The quick answer – not unless you have an indication for them. I often err on the side of conservative and generally do not recommend orthotics for those who are not active, sit most of the day, and have no problems with pain in their feet, knees, hips or low back. However, if you fall into the category of being on your feet a lot and engage in active living, then, if orthotics are indicated (based on an examination of your feet and gait), they could be a worthwhile investment in your health. For me personally, I am on my feet all day and couldn’t survive without orthotics – although I do have flat feet, which my wife calls flippers, so for me, they are indicated and necessary due to my lifestyle.
The use of orthotics is often indicated in patients with abnormal lower limb alignment and biomechanics, particularly of the feet, which subsequently can lead to ankle, knee, hip and spinal pain. I also will sometimes recommend orthotics to patients who have trouble “holding” their adjustments – this usually helps tremendously to help maintain spinal alignment.
So how do you know if you are a candidate for orthotics? Aside from looking at your lifestyle and “hours-on-feet” during the day, the first thing to figure out is what is your foot posture?
1. NEUTRAL – normal foot
2. PRONATOR – flat foot
3. SUPINATOR – high arch foot
Having your feet assessed during standing and walking by an experienced chiropractor or podiatrist is the best way to determine your foot type. A simple test to determine your foot type is the ‘wet-foot’ test. While this is in no way a technical way of determining your foot posture, it does give you an indication if there may be a problem that warrants further investigation. After stepping out of the bath or having a shower, with your feet still wet, step onto a dry surface and have a look at your wet foot print. If your foot print does not have a C-curve on the inner aspect you are likely to be a PRONATOR (flat foot). If you have a very prominent C-curve on the inner aspect of the foot print, you are likely to be a SUPINATOR (high arch) and if it’s somewhere in between you’re likely to have a NEUTRAL (normal foot). Another easy and non-technical way to see if you may be a candidate for custom orthotics is to look at the wear pattern on the soles of your favourite shoes.

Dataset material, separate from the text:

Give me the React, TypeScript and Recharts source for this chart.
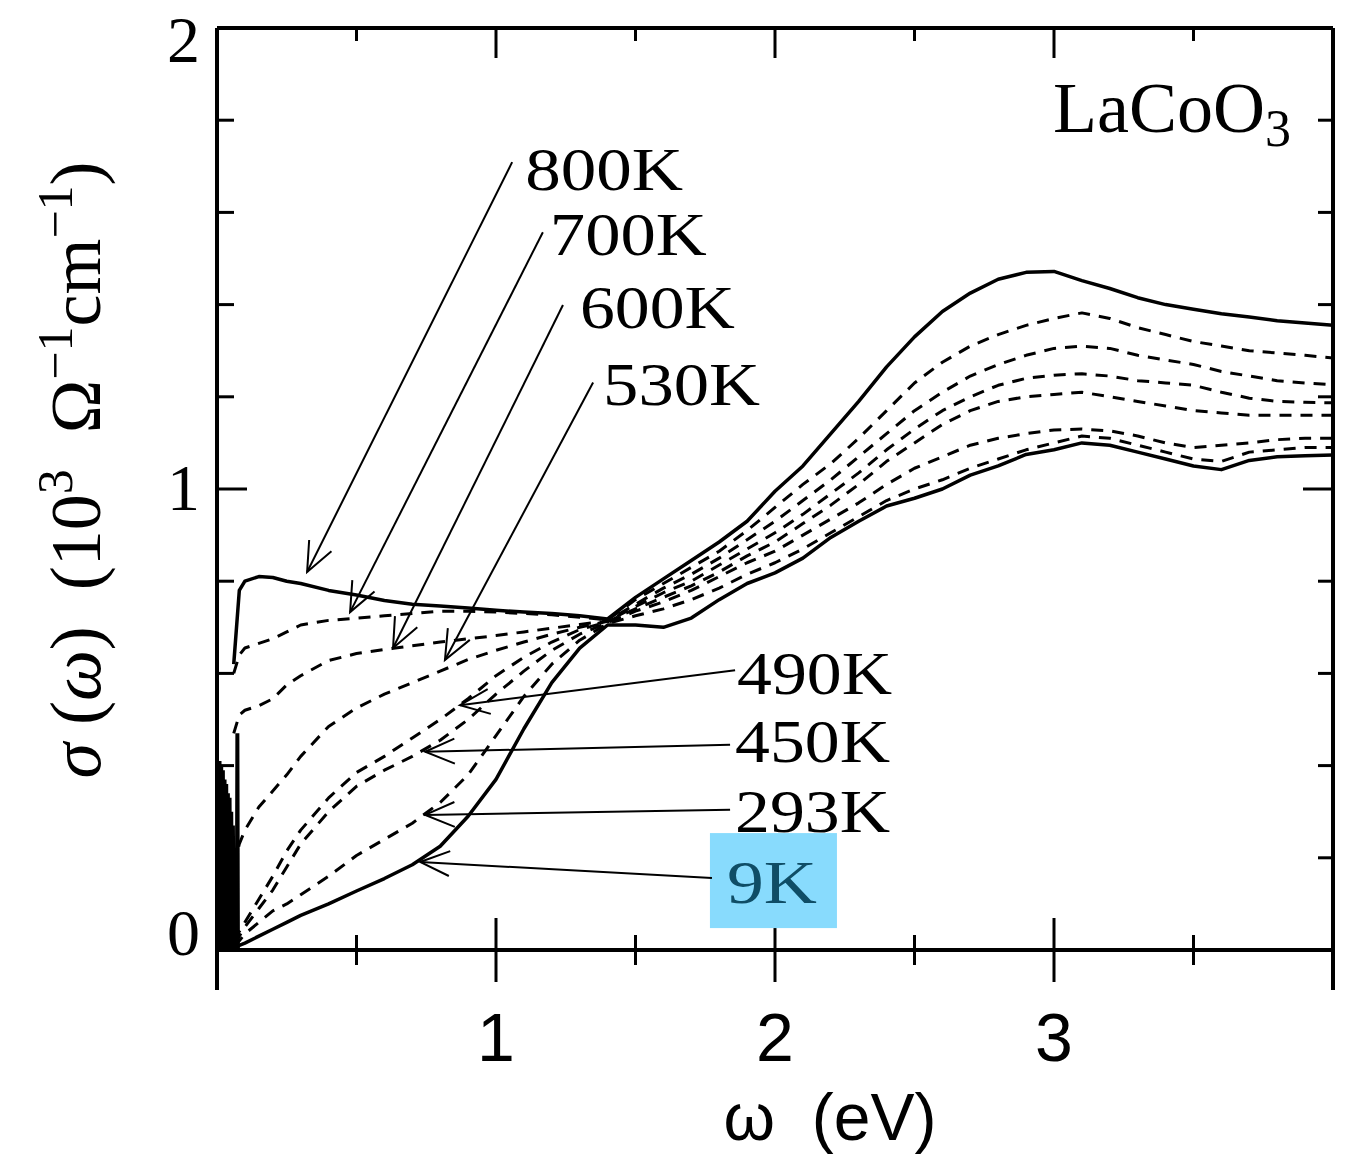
import React from "react";
import { LineChart, Line, XAxis, YAxis, ReferenceLine } from "recharts";

// photon energy grid (eV)
const W = [
  0.06, 0.08, 0.1, 0.15, 0.2, 0.25, 0.3, 0.4, 0.5, 0.6, 0.7, 0.8, 0.9, 1.0, 1.1, 1.2, 1.3, 1.4,
  1.5, 1.6, 1.7, 1.8, 1.9, 2.0, 2.1, 2.2, 2.3, 2.4, 2.5, 2.6, 2.7, 2.8, 2.9, 3.0, 3.1, 3.2, 3.3,
  3.4, 3.5, 3.6, 3.7, 3.8, 3.9, 4.0,
];

// sigma(omega) in 10^3 Ohm^-1 cm^-1
const S800 = [
  0.62, 0.78, 0.8, 0.81, 0.808, 0.8, 0.795, 0.78, 0.77, 0.758, 0.75, 0.746, 0.742, 0.737, 0.733, 0.73, 0.725, 0.718,
  0.765, 0.805, 0.845, 0.885, 0.93, 0.995, 1.05, 1.12, 1.19, 1.265, 1.33, 1.385, 1.425, 1.455, 1.47, 1.472, 1.452, 1.435, 1.415,
  1.4, 1.39, 1.38, 1.373, 1.365, 1.36, 1.355,
];
const S700 = [
  0.6, 0.64, 0.655, 0.665, 0.675, 0.69, 0.705, 0.715, 0.72, 0.725, 0.73, 0.735, 0.735, 0.733, 0.73, 0.727, 0.722, 0.716,
  0.76, 0.795, 0.83, 0.865, 0.91, 0.96, 1.01, 1.055, 1.11, 1.17, 1.23, 1.275, 1.31, 1.335, 1.355, 1.37, 1.382, 1.37, 1.35,
  1.335, 1.32, 1.31, 1.3, 1.295, 1.29, 1.284,
];
const S600 = [
  0.47, 0.51, 0.52, 0.53, 0.545, 0.575, 0.595, 0.628, 0.643, 0.652, 0.66, 0.668, 0.675, 0.682, 0.69, 0.698, 0.706, 0.714,
  0.75, 0.785, 0.815, 0.85, 0.89, 0.93, 0.975, 1.02, 1.07, 1.12, 1.17, 1.21, 1.245, 1.27, 1.29, 1.305, 1.31, 1.305, 1.29,
  1.28, 1.27, 1.255, 1.245, 1.235, 1.23, 1.226,
];
const S530 = [
  0.18, 0.23, 0.26, 0.31, 0.345, 0.38, 0.42, 0.485, 0.525, 0.555, 0.58, 0.605, 0.63, 0.65, 0.668, 0.685, 0.7, 0.713,
  0.745, 0.775, 0.8, 0.835, 0.87, 0.905, 0.945, 0.99, 1.035, 1.085, 1.13, 1.17, 1.2, 1.225, 1.24, 1.247, 1.25, 1.245, 1.235,
  1.23, 1.225, 1.21, 1.197, 1.19, 1.188, 1.187,
];
const S490 = [
  0.02, 0.04, 0.06, 0.11, 0.16, 0.215, 0.26, 0.33, 0.385, 0.42, 0.46, 0.5, 0.545, 0.595, 0.635, 0.668, 0.695, 0.712,
  0.74, 0.765, 0.79, 0.82, 0.855, 0.885, 0.925, 0.965, 1.01, 1.06, 1.1, 1.14, 1.17, 1.19, 1.2, 1.205, 1.21, 1.2, 1.19,
  1.18, 1.17, 1.165, 1.16, 1.16, 1.16, 1.16,
];
const S450 = [
  0.015, 0.03, 0.05, 0.09, 0.13, 0.18, 0.23, 0.3, 0.355, 0.39, 0.42, 0.455, 0.5, 0.555, 0.605, 0.65, 0.685, 0.71,
  0.735, 0.755, 0.78, 0.81, 0.84, 0.865, 0.9, 0.935, 0.97, 1.01, 1.045, 1.07, 1.095, 1.11, 1.12, 1.128, 1.13, 1.126, 1.115,
  1.1, 1.09, 1.095, 1.1, 1.107, 1.11, 1.11,
];
const S293 = [
  0.01, 0.02, 0.035, 0.06, 0.085, 0.1, 0.12, 0.16, 0.205, 0.24, 0.275, 0.32, 0.38, 0.465, 0.55, 0.62, 0.672, 0.708,
  0.725, 0.74, 0.76, 0.785, 0.815, 0.84, 0.87, 0.905, 0.94, 0.975, 1.0, 1.02, 1.045, 1.065, 1.085, 1.1, 1.115, 1.11, 1.095,
  1.08, 1.065, 1.06, 1.08, 1.085, 1.09, 1.09,
];
const S9 = [
  0.005, 0.01, 0.015, 0.03, 0.045, 0.06, 0.075, 0.1, 0.128, 0.155, 0.185, 0.225, 0.29, 0.37, 0.48, 0.58, 0.655, 0.705,
  0.705, 0.7, 0.72, 0.76, 0.795, 0.818, 0.85, 0.895, 0.93, 0.963, 0.98, 1.0, 1.03, 1.05, 1.075, 1.085, 1.1, 1.095, 1.08,
  1.065, 1.05, 1.042, 1.062, 1.07, 1.072, 1.074,
];

// far-infrared phonon structure below 0.08 eV
const PH_W = [
  0.0, 0.003, 0.006, 0.009, 0.012, 0.015, 0.018, 0.021, 0.024, 0.027, 0.03, 0.033, 0.036, 0.039, 0.042, 0.045,
  0.048, 0.051, 0.054, 0.057, 0.06, 0.063, 0.066, 0.069, 0.071, 0.073, 0.075,
];
const PH_S = [
  0.0, 0.4, 0.0, 0.41, 0.0, 0.4, 0.0, 0.39, 0.0, 0.37, 0.0, 0.36, 0.0, 0.34, 0.0, 0.33, 0.0, 0.3, 0.0, 0.27,
  0.0, 0.22, 0.0, 0.15, 0.0, 0.47, 0.0,
];

const SERIES = [
  { name: "800K", values: S800, dashed: false },
  { name: "700K", values: S700, dashed: true },
  { name: "600K", values: S600, dashed: true },
  { name: "530K", values: S530, dashed: true },
  { name: "490K", values: S490, dashed: true },
  { name: "450K", values: S450, dashed: true },
  { name: "293K", values: S293, dashed: true },
  { name: "9K", values: S9, dashed: false },
];

// label arrows: start (near label) -> tip (on curve), in data units
const ARROW_LABELS = ["800K", "700K", "600K", "530K", "490K", "450K", "293K", "9K"];
const ARROW_FROM = [[1.058, 1.709], [1.168, 1.557], [1.24, 1.399], [1.348, 1.231], [1.857, 0.607], [1.839, 0.445], [1.839, 0.304], [1.774, 0.156]];
const ARROW_TIP = [[0.323, 0.82], [0.477, 0.733], [0.631, 0.655], [0.817, 0.629], [0.871, 0.531], [0.746, 0.43], [0.746, 0.293], [0.728, 0.191]];
const LABEL_OFFSET = [[13, 28], [7, 23], [17, 23], [10, 22], [2, 24], [5, 17], [5, 22], [15, 25]];
const LABEL_WIDTH = [158, 157, 155, 157, 155, 155, 155, 90];

const X_MAJOR = [1, 2, 3];
const X_MINOR = [0.5, 1.5, 2.5, 3.5];
const Y_MINOR = [0.2, 0.4, 0.6, 0.8, 1.2, 1.4, 1.6, 1.8];
const Y_MAJOR = [1];

const PX_X = 279; // px per eV
const PX_Y = 461; // px per unit sigma
const SERIF = "'Liberation Serif', 'Times New Roman', serif";
const SANS = "'Liberation Sans', Arial, sans-serif";

function makeArrow(label: string, dx: number, dy: number, width: number, box: boolean) {
  return (p: any) => {
    const { x1, y1, x2, y2 } = p;
    const ang = Math.atan2(y1 - y2, x1 - x2);
    const L = 32;
    const a = 0.4;
    const h1 = `${x2 + L * Math.cos(ang + a)},${y2 + L * Math.sin(ang + a)}`;
    const h2 = `${x2 + L * Math.cos(ang - a)},${y2 + L * Math.sin(ang - a)}`;
    return (
      <g>
        {box && <rect x={x1 - 2} y={y1 - 45} width={127} height={95} fill="#88dbfd" />}
        <line x1={x1} y1={y1} x2={x2} y2={y2} stroke="#000" strokeWidth={2} />
        <polyline points={`${h1} ${x2},${y2} ${h2}`} fill="none" stroke="#000" strokeWidth={2} />
        <text
          x={x1 + dx}
          y={y1 + dy}
          fontFamily={SERIF}
          fontSize={62}
          textLength={width}
          lengthAdjust="spacingAndGlyphs"
          fill={box ? "#0f4d66" : "#000"}
        >
          {label}
        </text>
      </g>
    );
  };
}

const XTick = (p: any) => (
  <text x={p.x} y={p.y + 111} textAnchor="middle" fontFamily={SANS} fontSize={68} fill="#000">
    {p.payload.value}
  </text>
);

const Y_DY: Record<number, number> = { 0: 5, 1: 21, 2: 34 };
const YTick = (p: any) => (
  <text x={p.x - 17} y={p.y + (Y_DY[p.payload.value] ?? 0)} textAnchor="end" fontFamily={SERIF} fontSize={66} fill="#000">
    {p.payload.value}
  </text>
);

export default function App() {
  const seg = (a: [number, number], b: [number, number], w: number, key: string) => (
    <ReferenceLine
      key={key}
      segment={[{ x: a[0], y: a[1] }, { x: b[0], y: b[1] }]}
      stroke="#000"
      strokeWidth={w}
      ifOverflow="visible"
    />
  );
  const yLow = -40 / PX_Y;

  return (
    <div style={{ position: "absolute", left: 0, top: 0, width: 1353, height: 1156, background: "#fff" }}>
      <LineChart width={1353} height={1156} margin={{ top: 28, right: 20, bottom: 126, left: 157 }}>
        <XAxis
          dataKey="w"
          type="number"
          domain={[0, 4]}
          ticks={X_MAJOR}
          allowDataOverflow
          axisLine={false}
          tickLine={false}
          tickSize={0}
          tickMargin={0}
          height={80}
          tick={<XTick />}
        />
        <YAxis
          type="number"
          domain={[0, 2]}
          ticks={[0, 1, 2]}
          allowDataOverflow
          axisLine={false}
          tickLine={false}
          tickSize={0}
          tickMargin={0}
          width={60}
          tick={<YTick />}
        />
        {/* phonon structure */}
        <Line
          data={PH_W.map((w, i) => ({ w, s: PH_S[i] }))}
          dataKey="s"
          type="linear"
          stroke="#000"
          strokeWidth={4}
          dot={false}
          isAnimationActive={false}
        />
        {SERIES.map((s) => (
          <Line
            key={s.name}
            name={s.name}
            data={W.map((w, i) => ({ w, s: s.values[i] }))}
            dataKey="s"
            type="linear"
            stroke="#000"
            strokeWidth={s.dashed ? 3 : 3.5}
            strokeDasharray={s.dashed ? "12 9" : undefined}
            strokeLinejoin="round"
            dot={false}
            isAnimationActive={false}
          />
        ))}
        {/* frame */}
        {seg([0, yLow], [0, 2], 4, "fl")}
        {seg([4, yLow], [4, 2], 4, "fr")}
        {seg([0, 2], [4, 2], 4, "ft")}
        {seg([0, 0], [4, 0], 4, "fb")}
        {/* ticks */}
        {X_MAJOR.map((x) => seg([x, 32 / PX_Y], [x, -32 / PX_Y], 3, `bM${x}`))}
        {X_MINOR.map((x) => seg([x, 15 / PX_Y], [x, -15 / PX_Y], 3, `bm${x}`))}
        {X_MAJOR.map((x) => seg([x, 2], [x, 2 - 30 / PX_Y], 3, `tM${x}`))}
        {X_MINOR.map((x) => seg([x, 2], [x, 2 - 13 / PX_Y], 3, `tm${x}`))}
        {Y_MAJOR.map((y) => seg([0, y], [30 / PX_X, y], 3, `lM${y}`))}
        {Y_MINOR.map((y) => seg([0, y], [17 / PX_X, y], 3, `lm${y}`))}
        {Y_MAJOR.map((y) => seg([4, y], [4 - 30 / PX_X, y], 3, `rM${y}`))}
        {Y_MINOR.map((y) => seg([4, y], [4 - 15 / PX_X, y], 3, `rm${y}`))}
        {/* labelled arrows */}
        {ARROW_LABELS.map((lab, i) => (
          <ReferenceLine
            key={`a${lab}`}
            segment={[
              { x: ARROW_FROM[i][0], y: ARROW_FROM[i][1] },
              { x: ARROW_TIP[i][0], y: ARROW_TIP[i][1] },
            ]}
            ifOverflow="visible"
            shape={makeArrow(lab, LABEL_OFFSET[i][0], LABEL_OFFSET[i][1], LABEL_WIDTH[i], lab === "9K")}
          />
        ))}
      </LineChart>
      <svg width={1353} height={1156} style={{ position: "absolute", left: 0, top: 0, pointerEvents: "none" }}>
        <text x={1053} y={132} fontFamily={SERIF} fontSize={72} fill="#000">
          LaCoO<tspan fontSize={52} dy={14}>3</tspan>
        </text>
        <text x={830} y={1140} textAnchor="middle" fontFamily={SANS} fontSize={66} fill="#000" xmlSpace="preserve">
          ω  (eV)
        </text>
        <text
          transform="translate(100,470) rotate(-90)"
          textAnchor="middle"
          fontFamily={SERIF}
          fontSize={72}
          fill="#000"
          xmlSpace="preserve"
        >
          <tspan fontStyle="italic">σ</tspan>
          <tspan> (</tspan>
          <tspan fontStyle="italic">ω</tspan>
          <tspan>)  (10</tspan>
          <tspan fontSize={50} dy={-28}>3</tspan>
          <tspan dy={28}>  Ω</tspan>
          <tspan fontSize={50} dy={-28}>−1</tspan>
          <tspan dy={28}>cm</tspan>
          <tspan fontSize={50} dy={-28}>−1</tspan>
          <tspan dy={28}>)</tspan>
        </text>
      </svg>
    </div>
  );
}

So, what does your foot print look like?
If your foot posture (print) is less than ideal, you could have reduced shock absorption capacity which undoubtedly increases forces up through your legs and spine, resulting in various health problems and pain. Finally, in our Newmarket chiropractic office we see orthotics help improve patients posture and alignment, the very thing we are helping patients improve – we can all use a little help from time to time – orthotics may be just what the doctor ordered, if indicated of course.